Start of Given information

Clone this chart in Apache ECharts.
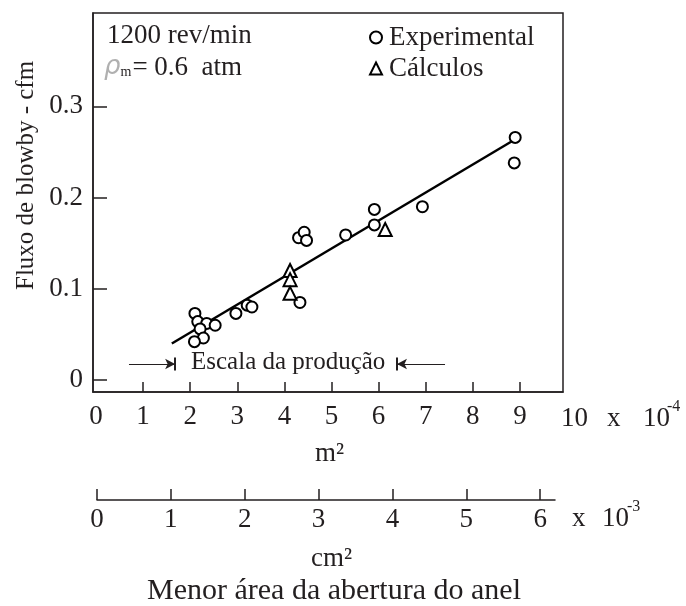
<!DOCTYPE html>
<html><head><meta charset="utf-8">
<script src="https://cdn.jsdelivr.net/npm/echarts@6/dist/echarts.min.js"></script>
<style>html,body{margin:0;padding:0;background:#fff}#c{width:686px;height:606px}</style>
</head><body><div id="c"></div>
<script>
// ---- data ----
const expX = [2.10, 2.16, 2.35, 2.53, 2.21, 2.28, 2.09, 2.97, 3.21, 3.31, 4.33, 4.30, 4.42, 4.47, 5.30, 5.91, 5.91, 6.93, 8.90, 8.88];
const expY = [0.073, 0.064, 0.062, 0.060, 0.056, 0.046, 0.042, 0.073, 0.082, 0.080, 0.085, 0.156, 0.162, 0.153, 0.159, 0.187, 0.170, 0.190, 0.266, 0.238];
const calcX = [4.12, 4.12, 4.12, 6.14];
const calcY = [0.120, 0.110, 0.095, 0.165];
const fitX = [1.61, 9.0];
const fitY = [0.040, 0.267];
const xTicks = [0, 1, 2, 3, 4, 5, 6, 7, 8, 9];
const yTicks = [0, 0.1, 0.2, 0.3];
const x2Ticks = [0, 1, 2, 3, 4, 5, 6];
const escalaStart = 1.68, escalaEnd = 6.39, escalaY = 0.0175;

const FONT = '"Liberation Serif", "Times New Roman", serif';
const INK = '#231f20';
const FS = 27;
const chart = echarts.init(document.getElementById('c'), null, {renderer: 'canvas'});
const zip = (a, b) => a.map((v, i) => [v, b[i]]);

chart.setOption({
  animation: false,
  backgroundColor: '#fff',
  grid: [
    {left: 93, top: 13, right: 123, bottom: 214, show: true, borderColor: INK, borderWidth: 1.5, backgroundColor: 'transparent'},
    {left: 97, top: 499, width: 458, height: 1}
  ],
  xAxis: [
    {gridIndex: 0, type: 'value', min: -0.064, max: 9.915,
      axisLine: {onZero: false, lineStyle: {color: INK, width: 1.5}},
      axisTick: {inside: true, length: 10, customValues: xTicks.slice(1), lineStyle: {color: INK, width: 1.5}},
      axisLabel: {customValues: xTicks, color: INK, fontFamily: FONT, fontSize: FS, margin: 11},
      splitLine: {show: false}},
    {gridIndex: 1, type: 'value', min: 0, max: 6.2, position: 'bottom',
      axisLine: {onZero: false, lineStyle: {color: INK, width: 1.5}},
      axisTick: {inside: true, length: 11, customValues: x2Ticks, lineStyle: {color: INK, width: 1.5}},
      axisLabel: {customValues: x2Ticks, color: INK, fontFamily: FONT, fontSize: FS, margin: 6},
      splitLine: {show: false}}
  ],
  yAxis: [
    {gridIndex: 0, type: 'value', min: -0.0132, max: 0.4024,
      axisLine: {show: true, onZero: false, lineStyle: {color: INK, width: 1.5}},
      axisTick: {show: true, inside: true, length: 14, customValues: yTicks, lineStyle: {color: INK, width: 1.5}},
      axisLabel: {customValues: yTicks, color: INK, fontFamily: FONT, fontSize: FS, margin: 10,
        formatter: v => (Math.abs(v) < 1e-9 ? '0' : v.toFixed(1))},
      splitLine: {show: false}},
    {gridIndex: 1, type: 'value', show: false, min: 0, max: 1}
  ],
  legend: {
    orient: 'vertical', left: 364, top: 19, itemGap: 4, itemWidth: 12, itemHeight: 12,
    data: ['Experimental', 'Cálculos'],
    textStyle: {color: INK, fontFamily: FONT, fontSize: FS, padding: [0, 0, 0, 2]}
  },
  series: [
    {name: 'Experimental', type: 'scatter', xAxisIndex: 0, yAxisIndex: 0,
      symbol: 'emptyCircle', symbolSize: 11,
      itemStyle: {color: '#000', borderColor: '#000', borderWidth: 2, opacity: 1},
      data: zip(expX, expY), z: 3},
    {name: 'Cálculos', type: 'scatter', xAxisIndex: 0, yAxisIndex: 0,
      symbol: 'emptyTriangle', symbolSize: 13,
      itemStyle: {color: '#000', borderColor: '#000', borderWidth: 2, opacity: 1},
      data: zip(calcX, calcY), z: 3},
    {name: 'ajuste', type: 'line', xAxisIndex: 0, yAxisIndex: 0,
      symbol: 'none', lineStyle: {color: '#000', width: 2.5},
      data: zip(fitX, fitY), z: 2,
      markLine: {
        silent: true, animation: false,
        lineStyle: {color: INK, width: 1.2, type: 'solid'},
        label: {show: false},
        data: [
          [{coord: [escalaStart - 0.98, escalaY], symbol: 'none'}, {coord: [escalaStart, escalaY], symbol: 'arrow', symbolSize: [8, 10]}],
          [{coord: [escalaEnd + 1.02, escalaY], symbol: 'none'}, {coord: [escalaEnd, escalaY], symbol: 'arrow', symbolSize: [8, 10]}],
          [{coord: [escalaStart, escalaY - 0.007], symbol: 'none'}, {coord: [escalaStart, escalaY + 0.007], symbol: 'none', lineStyle: {width: 2}}],
          [{coord: [escalaEnd, escalaY - 0.007], symbol: 'none'}, {coord: [escalaEnd, escalaY + 0.007], symbol: 'none', lineStyle: {width: 2}}]
        ]
      }}
  ],
  graphic: [
    {type: 'text', left: 107, top: 22, style: {text: '1200 rev/min', font: FS + 'px ' + FONT, fill: INK}},
    {type: 'text', left: 104, top: 54, style: {
      text: '{rho|ρ}{sub|m}{eq|= 0.6  atm}',
      rich: {
        rho: {font: 'italic 200 26px "DejaVu Sans", sans-serif', fill: '#b0b0b0', padding: [0, 0, 0, 0]},
        sub: {font: '14px ' + FONT, fill: INK, padding: [10, 1, 0, 0]},
        eq: {font: FS + 'px ' + FONT, fill: INK}
      }}},
    {type: 'text', left: 191, top: 350, style: {text: 'Escala da produção', font: '25px ' + FONT, fill: INK}},
    {type: 'text', left: 561, top: 405, style: {text: '10', font: FS + 'px ' + FONT, fill: INK}},
    {type: 'text', left: 607, top: 405, style: {text: 'x', font: FS + 'px ' + FONT, fill: INK}},
    {type: 'text', left: 643, top: 405, style: {text: '10', font: FS + 'px ' + FONT, fill: INK}},
    {type: 'text', left: 667, top: 399, style: {text: '-4', font: '16px ' + FONT, fill: INK}},
    {type: 'text', left: 315, top: 440, style: {text: 'm²', font: FS + 'px ' + FONT, fill: INK}},
    {type: 'text', left: 572, top: 505, style: {text: 'x', font: FS + 'px ' + FONT, fill: INK}},
    {type: 'text', left: 602, top: 505, style: {text: '10', font: FS + 'px ' + FONT, fill: INK}},
    {type: 'text', left: 627, top: 499, style: {text: '-3', font: '16px ' + FONT, fill: INK}},
    {type: 'text', left: 311, top: 545, style: {text: 'cm²', font: FS + 'px ' + FONT, fill: INK}},
    {type: 'text', left: 147, top: 576, style: {text: 'Menor área da abertura do anel', font: '30px ' + FONT, fill: INK}},
    {type: 'text', x: 14, y: 290, rotation: Math.PI / 2, style: {text: 'Fluxo de blowby - cfm', font: '25px ' + FONT, fill: INK}}
  ]
});
</script></body></html>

End of Given information

* The problem
Return, unchanged, the lines from the first line of the material through the line that holds "const escalaStart = 1.68, escalaEnd", inclusive, omitting pictures.

* Answer to the exercise
Clone this chart in Apache ECharts.
<!DOCTYPE html>
<html><head><meta charset="utf-8">
<script src="https://cdn.jsdelivr.net/npm/echarts@6/dist/echarts.min.js"></script>
<style>html,body{margin:0;padding:0;background:#fff}#c{width:686px;height:606px}</style>
</head><body><div id="c"></div>
<script>
// ---- data ----
const expX = [2.10, 2.16, 2.35, 2.53, 2.21, 2.28, 2.09, 2.97, 3.21, 3.31, 4.33, 4.30, 4.42, 4.47, 5.30, 5.91, 5.91, 6.93, 8.90, 8.88];
const expY = [0.073, 0.064, 0.062, 0.060, 0.056, 0.046, 0.042, 0.073, 0.082, 0.080, 0.085, 0.156, 0.162, 0.153, 0.159, 0.187, 0.170, 0.190, 0.266, 0.238];
const calcX = [4.12, 4.12, 4.12, 6.14];
const calcY = [0.120, 0.110, 0.095, 0.165];
const fitX = [1.61, 9.0];
const fitY = [0.040, 0.267];
const xTicks = [0, 1, 2, 3, 4, 5, 6, 7, 8, 9];
const yTicks = [0, 0.1, 0.2, 0.3];
const x2Ticks = [0, 1, 2, 3, 4, 5, 6];
const escalaStart = 1.68, escalaEnd = 6.39, escalaY = 0.0175;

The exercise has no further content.